Contributions/Results: (1) The first unified part ontology covering PartNet, 3DCoMPaT++, and Find3D (1,794 categories); (2) Zero-shot semantic naming with calibrated confidence scoring; (3) Two dedicated evaluation metrics and the new Tex-Parts benchmark. Our method achieves state-of-the-art performance on PartNet and other major benchmarks.
📝 Abstract
We address semantic 3D part segmentation: decomposing objects into parts with meaningful names. While datasets exist with part annotations, their definitions are inconsistent across datasets, limiting robust training.
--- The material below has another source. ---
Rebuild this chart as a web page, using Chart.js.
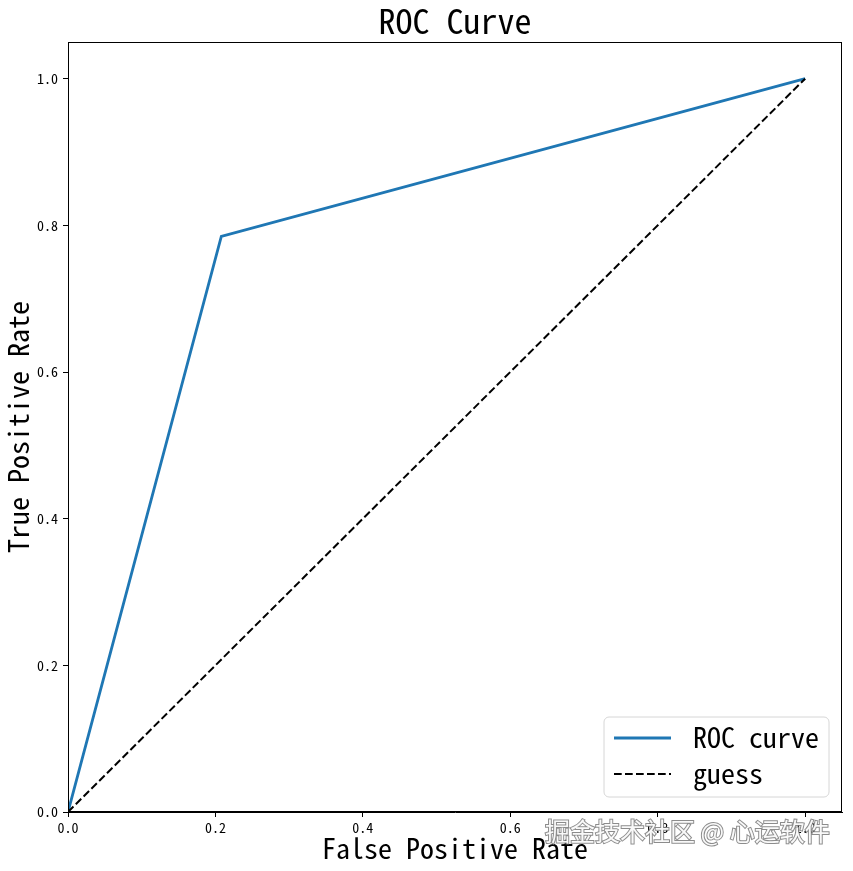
<!DOCTYPE html>
<html>
<head>
<meta charset="utf-8">
<script src="https://cdn.jsdelivr.net/npm/chart.js@4.4.1/dist/chart.umd.min.js"></script>
<style>
  html, body { margin: 0; padding: 0; background: #ffffff; }
  #wrap { width: 853px; height: 871px; }
</style>
</head>
<body>
<div id="wrap"><canvas id="c" width="853" height="871"></canvas></div>
<script>
// ---- data ----
const rocFpr = [0.0, 0.208, 1.0];
const rocTpr = [0.0, 0.785, 1.0];
const guessX = [0.0, 1.0];
const guessY = [0.0, 1.0];
const xTicks = [0.0, 0.2, 0.4, 0.6, 0.8, 1.0];
const yTicks = [0.0, 0.2, 0.4, 0.6, 0.8, 1.0];
const seriesNames = ['ROC curve', 'guess'];
const titleText = 'ROC Curve';
const xTitle = 'False Positive Rate';
const yTitle = 'True Positive Rate';
const watermark = '掘金技术社区 @ 心运软件';

const FONT = '"Noto Sans Mono CJK SC", "Noto Sans CJK SC", "DejaVu Sans Mono", monospace';

const toPoints = (xs, ys) => xs.map((x, i) => ({ x: x, y: ys[i] }));

const framePlugin = {
  id: 'frame',
  afterDraw(chart) {
    const ctx = chart.ctx;
    const a = chart.chartArea;
    ctx.save();
    ctx.strokeStyle = '#000';
    ctx.lineWidth = 1;
    ctx.strokeRect(Math.round(a.left) + 0.5, Math.round(a.top) + 0.5,
                   Math.round(a.right - a.left) - 1, Math.round(a.bottom - a.top) - 1);

    // legend (lower right, inside plot)
    const bx = 604, by = 717, bw = 225, bh = 80, r = 5;
    ctx.beginPath();
    ctx.moveTo(bx + r, by);
    ctx.arcTo(bx + bw, by, bx + bw, by + bh, r);
    ctx.arcTo(bx + bw, by + bh, bx, by + bh, r);
    ctx.arcTo(bx, by + bh, bx, by, r);
    ctx.arcTo(bx, by, bx + bw, by, r);
    ctx.closePath();
    ctx.fillStyle = 'rgba(255,255,255,0.8)';
    ctx.fill();
    ctx.strokeStyle = '#d6d6d6';
    ctx.lineWidth = 1;
    ctx.stroke();

    const rows = [738, 774];
    chart.data.datasets.forEach((ds, i) => {
      const y = rows[i];
      ctx.beginPath();
      ctx.setLineDash(ds.borderDash || []);
      ctx.strokeStyle = ds.borderColor;
      ctx.lineWidth = ds.borderWidth;
      ctx.moveTo(614, y);
      ctx.lineTo(671, y);
      ctx.stroke();
      ctx.setLineDash([]);
      ctx.fillStyle = '#000';
      ctx.font = '28px ' + FONT;
      ctx.textBaseline = 'middle';
      ctx.textAlign = 'left';
      ctx.fillText(ds.label, 693, y - 1);
    });

    // watermark
    ctx.font = '25px "Noto Sans CJK SC", sans-serif';
    ctx.textAlign = 'left';
    ctx.textBaseline = 'middle';
    ctx.lineWidth = 2;
    ctx.strokeStyle = 'rgba(120,120,120,0.85)';
    ctx.strokeText(watermark, 545, 831);
    ctx.fillStyle = 'rgba(255,255,255,0.95)';
    ctx.fillText(watermark, 545, 831);
    ctx.restore();
  }
};

const setTicks = (vals) => (scale) => { scale.ticks = vals.map(v => ({ value: v })); };

new Chart(document.getElementById('c'), {
  type: 'line',
  data: {
    datasets: [
      {
        label: seriesNames[0],
        data: toPoints(rocFpr, rocTpr),
        borderColor: '#1f77b4',
        backgroundColor: '#1f77b4',
        borderWidth: 2.8,
        pointRadius: 0,
        tension: 0,
        fill: false,
        order: 1
      },
      {
        label: seriesNames[1],
        data: toPoints(guessX, guessY),
        borderColor: '#000000',
        backgroundColor: '#000000',
        borderWidth: 2,
        borderDash: [7.7, 3.3],
        pointRadius: 0,
        tension: 0,
        fill: false,
        order: 0
      }
    ]
  },
  options: {
    responsive: false,
    animation: false,
    devicePixelRatio: 1,
    layout: { padding: { left: 0, right: 11, top: 0, bottom: 0 } },
    plugins: {
      legend: { display: false },
      tooltip: { enabled: false },
      title: {
        display: true,
        text: titleText,
        fullSize: false,
        color: '#000',
        font: { family: FONT, size: 34, weight: 'normal', lineHeight: 1 },
        padding: { top: 4, bottom: 4 }
      }
    },
    scales: {
      x: {
        type: 'linear',
        min: 0, max: 1.05,
        afterBuildTicks: setTicks(xTicks),
        afterFit: (s) => { s.height = 59; },
        grid: { display: true, drawOnChartArea: false, drawTicks: true, tickLength: 5, tickColor: '#000', tickWidth: 1 },
        border: { display: true, color: '#000', width: 1 },
        ticks: {
          color: '#000', padding: 2, maxRotation: 0, autoSkip: false,
          font: { family: FONT, size: 14 },
          callback: (v) => Number(v).toFixed(1)
        },
        title: {
          display: true, text: xTitle, color: '#000',
          font: { family: FONT, size: 28, lineHeight: 1 },
          padding: { top: 0, bottom: 9 }
        }
      },
      y: {
        type: 'linear',
        min: 0, max: 1.05,
        afterBuildTicks: setTicks(yTicks),
        afterFit: (s) => { s.width = 68; },
        grid: { display: true, drawOnChartArea: false, drawTicks: true, tickLength: 5, tickColor: '#000', tickWidth: 1 },
        border: { display: true, color: '#000', width: 1 },
        ticks: {
          color: '#000', padding: 5, autoSkip: false,
          font: { family: FONT, size: 14 },
          callback: (v) => Number(v).toFixed(1)
        },
        title: {
          display: true, text: yTitle, color: '#000',
          font: { family: FONT, size: 28, lineHeight: 1 },
          padding: { top: 4, bottom: 0 }
        }
      }
    }
  },
  plugins: [framePlugin]
});
</script>
</body>
</html>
Previous methods produce unlabeled decompositions or retrieve single parts without complete shape annotations. We propose ALIGN-Parts, which formulates part naming as a direct set alignment task. Our method decomposes shapes into partlets - implicit 3D part representations - matched to part descriptions via bipartite assignment. We combine geometric cues from 3D part fields, appearance from multi-view vision features, and semantic knowledge from language-model-generated affordance descriptions. Text-alignment loss ensures partlets share embedding space with text, enabling a theoretically open-vocabulary matching setup, given sufficient data. Our efficient and novel, one-shot, 3D part segmentation and naming method finds applications in several downstream tasks, including serving as a scalable annotation engine. As our model supports zero-shot matching to arbitrary descriptions and confidence-calibrated predictions for known categories, with human verification, we create a unified ontology that aligns PartNet, 3DCoMPaT++, and Find3D, consisting of 1,794 unique 3D parts. We also show examples from our newly created Tex-Parts dataset. We also introduce 2 novel metrics appropriate for the named 3D part segmentation task.